Orton: There is no denying their presence. Becoming a “parent”, your focus changes. You develop a new sort of discipline. You behave in a more considered way; you don’t do things by halves.
You were nineteen yourself when you lost your own mother. I imagine that loss made you take motherhood less for granted than most expectant mothers.
Orton: Sure. I could indeed think of a million reasons not to bring a baby into the world. Having a child myself made me miss my mother even more, as I was more aware than anyone that the child would miss out on having a grandmother. But on the other hand, through being a mother and getting married, I have found my own family. That was very much a healing experience. It gave me peace of mind. Once again, it turns out that life is one big paradox. It’s still difficult to have a child without having a parent to relate to… But on the other hand, even though my mother died so long ago, in my head I can still hear her clearly. As if she were giving me advice. When the time came to care for my child, I could remember amazingly well how mother had done that for me years ago. There you go. Your parents’ influence lasts for many years. For good or for ill. Luckily, I always felt I was really loved and it was really great to be reminded of that love by my children and to reflect it onto them in turn.
Some of your sources of musical inspiration have died recently. Some musicians say you are better off not meeting your heroes. You are proof of the opposite.
Orton: Yes, and I have no regrets about that. I understand that it can be intimidating, but it is so inspiring too. So you shouldn’t be afraid of it.
But maybe it’s better to meet them a bit later in your career, as you did the late Bert Jansch, the iconic Scottish folk guitarist?

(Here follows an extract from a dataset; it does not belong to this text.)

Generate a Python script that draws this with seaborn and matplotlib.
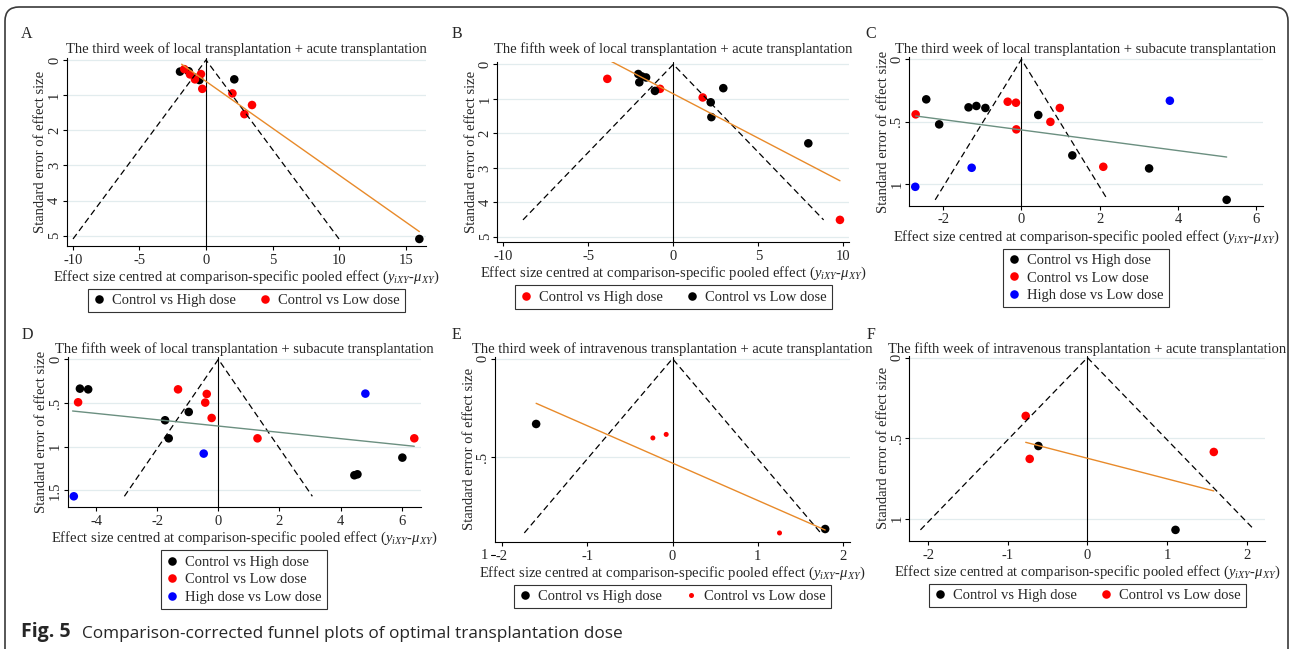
import numpy as np
import pandas as pd
import matplotlib
matplotlib.use("Agg")
import matplotlib.pyplot as plt
import seaborn as sns
from matplotlib.lines import Line2D
from matplotlib.patches import FancyBboxPatch
from matplotlib.transforms import IdentityTransform, blended_transform_factory

# group names
HIGH = "Control vs High dose"
LOW = "Control vs Low dose"
HL = "High dose vs Low dose"

# panel A: third week, local + acute
A_HIGH_X = [-1.95, -1.3, -0.5, 2.12, 16.0]
A_HIGH_SE = [0.33, 0.32, 0.57, 0.55, 5.09]
A_LOW_X = [-1.63, -1.2, -0.83, -0.38, -0.28, 1.98, 3.45, 2.88]
A_LOW_SE = [0.26, 0.41, 0.55, 0.40, 0.82, 0.95, 1.28, 1.54]
A_FIT_X = [-1.83, 16.0]
A_FIT_SE = [0.12, 4.88]

# panel B: fifth week, local + acute (colours swapped in the original)
B_HIGH_X = [-3.88, -0.78, 1.73, 9.80]
B_HIGH_SE = [0.42, 0.71, 0.96, 4.51]
B_LOW_X = [-2.06, -2.0, -1.6, -1.85, -1.08, 2.2, 2.24, 2.94, 7.94]
B_LOW_SE = [0.28, 0.52, 0.38, 0.35, 0.77, 1.10, 1.53, 0.69, 2.29]
B_FIT_X = [-3.88, 9.80]
B_FIT_SE = [-0.145, 3.375]

# panel C: third week, local + subacute
C_HIGH_X = [-2.43, -2.10, -1.35, -1.15, -0.92, 0.43, 1.30, 3.26, 5.24]
C_HIGH_SE = [0.32, 0.52, 0.384, 0.373, 0.389, 0.445, 0.768, 0.872, 1.123]
C_LOW_X = [-2.70, -0.35, -0.14, -0.13, 0.74, 0.98, 2.09]
C_LOW_SE = [0.44, 0.339, 0.347, 0.56, 0.50, 0.389, 0.859]
C_HL_X = [-2.71, -1.27, 3.79]
C_HL_SE = [1.019, 0.867, 0.331]
C_FIT_X = [-2.70, 5.24]
C_FIT_SE = [0.453, 0.781]

# panel D: fifth week, local + subacute
D_HIGH_X = [-4.53, -4.26, -1.745, -1.625, -0.97, 4.45, 4.55, 6.02]
D_HIGH_SE = [0.336, 0.344, 0.698, 0.905, 0.603, 1.328, 1.317, 1.126]
D_LOW_X = [-4.59, -1.32, -0.38, -0.43, -0.22, 1.28, 6.41]
D_LOW_SE = [0.492, 0.344, 0.397, 0.496, 0.672, 0.905, 0.905]
D_HL_X = [-4.73, -0.48, 4.81]
D_HL_SE = [1.569, 1.08, 0.393]
D_FIT_X = [-4.77, 6.41]
D_FIT_SE = [0.592, 0.996]

# panel E: third week, intravenous + acute
E_HIGH_X = [-1.598, 1.789]
E_HIGH_SE = [0.332, 0.866]
E_LOW_X = [-0.23, -0.074, 1.254]
E_LOW_SE = [0.403, 0.385, 0.886]
E_FIT_X = [-1.598, 1.789]
E_FIT_SE = [0.227, 0.871]

# panel F: fifth week, intravenous + acute
F_HIGH_X = [-0.616, 1.106]
F_HIGH_SE = [0.549, 1.070]
F_LOW_X = [-0.775, -0.725, 1.587]
F_LOW_SE = [0.362, 0.629, 0.586]
F_FIT_X = [-0.775, 1.587]
F_FIT_SE = [0.526, 0.828]

# ticks
A_XTICKS = [-10, -5, 0, 5, 10, 15]
A_YTICKS = [0, 1, 2, 3, 4, 5]
B_XTICKS = [-10, -5, 0, 5, 10]
B_YTICKS = [0, 1, 2, 3, 4, 5]
C_XTICKS = [-2, 0, 2, 4, 6]
C_YTICKS = [0, 0.5, 1]
C_YLABELS = ["0", ".5", "1"]
D_XTICKS = [-4, -2, 0, 2, 4, 6]
D_YTICKS = [0, 0.5, 1, 1.5]
D_YLABELS = ["0", ".5", "1", "1.5"]
E_XTICKS = [-2, -1, 0, 1, 2]
E_YTICKS = [0, 0.5]
E_YLABELS = ["0", ".5"]
F_XTICKS = [-2, -1, 0, 1, 2]
F_YTICKS = [0, 0.5, 1]
F_YLABELS = ["0", ".5", "1"]

TITLES = [
    "The third week of local transplantation + acute transplantation",
    "The fifth week of local transplantation + acute transplantation",
    "The third week of local transplantation + subacute transplantation",
    "The fifth week of local transplantation + subacute transplantation",
    "The third week of intravenous transplantation + acute transplantation",
    "The fifth week of intravenous transplantation + acute transplantation",
]

BLACK, RED, BLUE = "#000000", "#ff0000", "#0000ff"
ORANGE, GREEN = "#e88a2a", "#6b8f80"
BIG, SMALL = 38, 13

W, H = 1290, 649
sns.set_style("ticks")
plt.rcParams["font.family"] = ["Liberation Serif", "DejaVu Serif"]
plt.rcParams["mathtext.fontset"] = "custom"
plt.rcParams["mathtext.rm"] = "Liberation Serif"
plt.rcParams["mathtext.it"] = "Liberation Serif:italic"
FS = 10.5

fig = plt.figure(figsize=(W / 100, H / 100), dpi=100)

panels = [
    dict(letter="A", lpos=(21, 34), tbase=52.5, box=(66.7, 426, 58, 246), xlim=(-10.45, 16.5), ylim=(5.29, -0.057),
         xt=A_XTICKS, yt=A_YTICKS, ytl=[str(v) for v in A_YTICKS],
         groups=[(HIGH, BLACK, BIG, A_HIGH_X, A_HIGH_SE), (LOW, RED, BIG, A_LOW_X, A_LOW_SE)],
         fit=(A_FIT_X, A_FIT_SE, ORANGE), ncol=2),
    dict(letter="B", lpos=(452, 34), tbase=53, box=(497.3, 849.3, 62.3, 242.3), xlim=(-10.35, 10.35), ylim=(5.16, -0.06),
         xt=B_XTICKS, yt=B_YTICKS, ytl=[str(v) for v in B_YTICKS],
         groups=[(HIGH, RED, BIG, B_HIGH_X, B_HIGH_SE), (LOW, BLACK, BIG, B_LOW_X, B_LOW_SE)],
         fit=(B_FIT_X, B_FIT_SE, ORANGE), ncol=2),
    dict(letter="C", lpos=(865, 34), tbase=53, box=(909, 1262.7, 57.3, 205.7), xlim=(-2.87, 6.16), ylim=(1.17, -0.016),
         xt=C_XTICKS, yt=C_YTICKS, ytl=C_YLABELS,
         groups=[(HIGH, BLACK, BIG, C_HIGH_X, C_HIGH_SE), (LOW, RED, BIG, C_LOW_X, C_LOW_SE),
                 (HL, BLUE, BIG, C_HL_X, C_HL_SE)],
         fit=(C_FIT_X, C_FIT_SE, GREEN), ncol=1),
    dict(letter="D", lpos=(22, 335), tbase=352.5, box=(67.7, 420.7, 357.3, 507.3), xlim=(-4.93, 6.62), ylim=(1.695, -0.023),
         xt=D_XTICKS, yt=D_YTICKS, ytl=D_YLABELS,
         groups=[(HIGH, BLACK, BIG, D_HIGH_X, D_HIGH_SE), (LOW, RED, BIG, D_LOW_X, D_LOW_SE),
                 (HL, BLUE, BIG, D_HL_X, D_HL_SE)],
         fit=(D_FIT_X, D_FIT_SE, GREEN), ncol=1),
    dict(letter="E", lpos=(452, 335), tbase=352.5, box=(495, 850, 356.7, 542), xlim=(-2.08, 2.08), ylim=(0.932, -0.01),
         xt=E_XTICKS, yt=E_YTICKS, ytl=E_YLABELS,
         groups=[(HIGH, BLACK, BIG, E_HIGH_X, E_HIGH_SE), (LOW, RED, SMALL, E_LOW_X, E_LOW_SE)],
         fit=(E_FIT_X, E_FIT_SE, ORANGE), ncol=2, extra=(1.0, "1")),
    dict(letter="F", lpos=(867, 335), tbase=352.5, box=(909.3, 1265, 355.7, 541), xlim=(-2.237, 2.23), ylim=(1.139, -0.012),
         xt=F_XTICKS, yt=F_YTICKS, ytl=F_YLABELS,
         groups=[(HIGH, BLACK, BIG, F_HIGH_X, F_HIGH_SE), (LOW, RED, BIG, F_LOW_X, F_LOW_SE)],
         fit=(F_FIT_X, F_FIT_SE, ORANGE), ncol=2),
]

xlab = "Effect size centred at comparison-specific pooled effect (" + r"$y_{iXY}$" + "-" + r"$\mu_{XY}$" + ")"

for p, title in zip(panels, TITLES):
    x0, x1, yt_px, yb_px = p["box"]
    ax = fig.add_axes([x0 / W, 1 - yb_px / H, (x1 - x0) / W, (yb_px - yt_px) / H])

    rows = []
    for name, col, size, xs, ses in p["groups"]:
        for xv, sv in zip(xs, ses):
            rows.append({"effect": xv, "se": sv, "group": name})
    df = pd.DataFrame(rows)
    pal = {g[0]: g[1] for g in p["groups"]}
    sizes = {g[0]: g[2] for g in p["groups"]}
    sns.scatterplot(data=df, x="effect", y="se", hue="group", palette=pal, size="group", sizes=sizes,
                    linewidth=0, legend=False, ax=ax, zorder=3)

    # pseudo 95% limits around zero
    se_max = df["se"].max()
    ax.plot([-1.96 * se_max, 0, 1.96 * se_max], [se_max, 0, se_max], color="k", lw=0.9,
            ls=(0, (5, 3)), zorder=4)
    ax.axvline(0, color="k", lw=0.8, zorder=2)
    fx, fse, fcol = p["fit"]
    sns.lineplot(x=fx, y=fse, color=fcol, lw=1.0, ax=ax, zorder=5)

    ax.set_xlim(*p["xlim"])
    ax.set_ylim(*p["ylim"])
    ax.set_xticks(p["xt"])
    ax.set_xticklabels([str(v) for v in p["xt"]])
    ax.set_yticks(p["yt"])
    ax.set_yticklabels(p["ytl"], rotation=90, va="center")
    for v in p["yt"]:
        ax.axhline(v, color="#e2ecee", lw=0.9, zorder=0)
    sns.despine(ax=ax)
    for s in ["left", "bottom"]:
        ax.spines[s].set_linewidth(0.8)
        ax.spines[s].set_color("k")
    ax.tick_params(axis="both", direction="out", length=3, width=0.8, labelsize=FS, color="k")
    ax.tick_params(axis="x", pad=2.5)
    ax.tick_params(axis="y", pad=1)
    ax.set_xlabel(xlab, fontsize=FS, labelpad=1.5)
    ax.set_ylabel("Standard error of effect size", fontsize=FS, labelpad=0.5)
    fig.text(((x0 + x1) / 2) / W, 1 - p["tbase"] / H, title, fontsize=FS, ha="center", va="baseline")

    if "extra" in p:
        yv, lab = p["extra"]
        tr = blended_transform_factory(ax.transAxes, ax.transData)
        axw = x1 - x0
        ax.plot([0, -4 / axw], [yv, yv], transform=tr, color="k", lw=0.8, clip_on=False)
        ax.text(-7 / axw, yv, lab, transform=tr, ha="right", va="center",
                fontsize=FS, clip_on=False)

    handles = [Line2D([], [], marker="o", ls="", color=g[1], markeredgewidth=0,
                      markersize=np.sqrt(g[2]) * 1.0) for g in p["groups"]]
    leg = ax.legend(handles, [g[0] for g in p["groups"]], loc="upper center",
                    bbox_to_anchor=(((x0 + x1) / 2) / W, 1 - (yb_px + 43) / H),
                    bbox_transform=fig.transFigure, ncol=p["ncol"], fontsize=FS, frameon=True,
                    fancybox=False, edgecolor="#333333", framealpha=1, borderpad=0.35,
                    handlelength=0.8, handletextpad=0.5, columnspacing=1.6, labelspacing=0.3,
                    borderaxespad=0)
    leg.get_frame().set_linewidth(0.8)

    fig.text(p["lpos"][0] / W, 1 - p["lpos"][1] / H, p["letter"], fontsize=11.5, ha="left", va="center")

# caption
cap_font = ["Open Sans", "DejaVu Sans"]
t1 = fig.text(21 / W, 1 - 637.5 / H, "Fig. 5", fontsize=14, fontweight="bold", family=cap_font,
              ha="left", va="baseline")
fig.canvas.draw()
bb = t1.get_window_extent(fig.canvas.get_renderer())
fig.text((bb.x1 + 11) / W, 1 - 637.5 / H, "Comparison-corrected funnel plots of optimal transplantation dose",
         fontsize=12.4, family=cap_font, ha="left", va="baseline")

# rounded page frame
frame = FancyBboxPatch((5, -30), 1283, H - 7 + 30, boxstyle="round,pad=0,rounding_size=14",
                       transform=IdentityTransform(), fill=False, ec="#3a3a3a", lw=1.2)
fig.add_artist(frame)

fig.savefig("out.png", dpi=100)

Orton: Mmm, not really. Terry Callier [a US soul and folk guitarist and songwriter who died last month of cancer – TP], for example, I met when I was very young. He made a huge contribution to Central Reservation (1999) and was one of the best things that ever happened to me. I have realised since, however, that inspiration only seeps through slowly. Actually, I think Terry’s influence is stronger than ever on my new record. I had been looking for Bert for a long time, ever since Trailer Park (1996). I had heard Pentangle’s music by chance when a DJ friend put on one of their discs. “What the fuck is that?”, I thought. Straight away I wanted him to play the guitar on my album, but for one reason or another I never seemed to find him. Until, years later, when I had nearly forgotten that dream, we shared a dressing room and finally became good friends. Since Comfort of Strangers (2006) he has been a big part of my life: we performed together, made music, and he gave me guitar lessons, which gave me more self-confidence.
That surely shows itself onstage too? Soon you are heading off on tour again, at last.
Orton: It goes without saying that I am looking forward to it immensely, but I’m really nervous, especially as I’m not surrounded by a band. My husband is coming along, OK: he is the support act and he joins me on a handful of songs. When I appeared in New York recently in the Town Hall, someone wrote that I sounded as if I was playing in my own living room. And that’s how it felt. It’s as if I am saying: these are the songs, neat, as they were written.
Is it easier now to express that vulnerability onstage?
Orton: Oh, no! It is terribly exhausting. I present myself as more vulnerable than necessarily I would want. As if I were testing myself, even though there is no need to. But it’s not a test. I rely more than ever on instinct and spontaneity. Only the bare bones remain…and in that way I can, of course, interpret some old songs differently, and sometimes even ask the audience what they would like to hear, creating a real dialogue. I like that interaction. You could see it as saying hello to my fans again. They have had to wait so long that they do deserve that.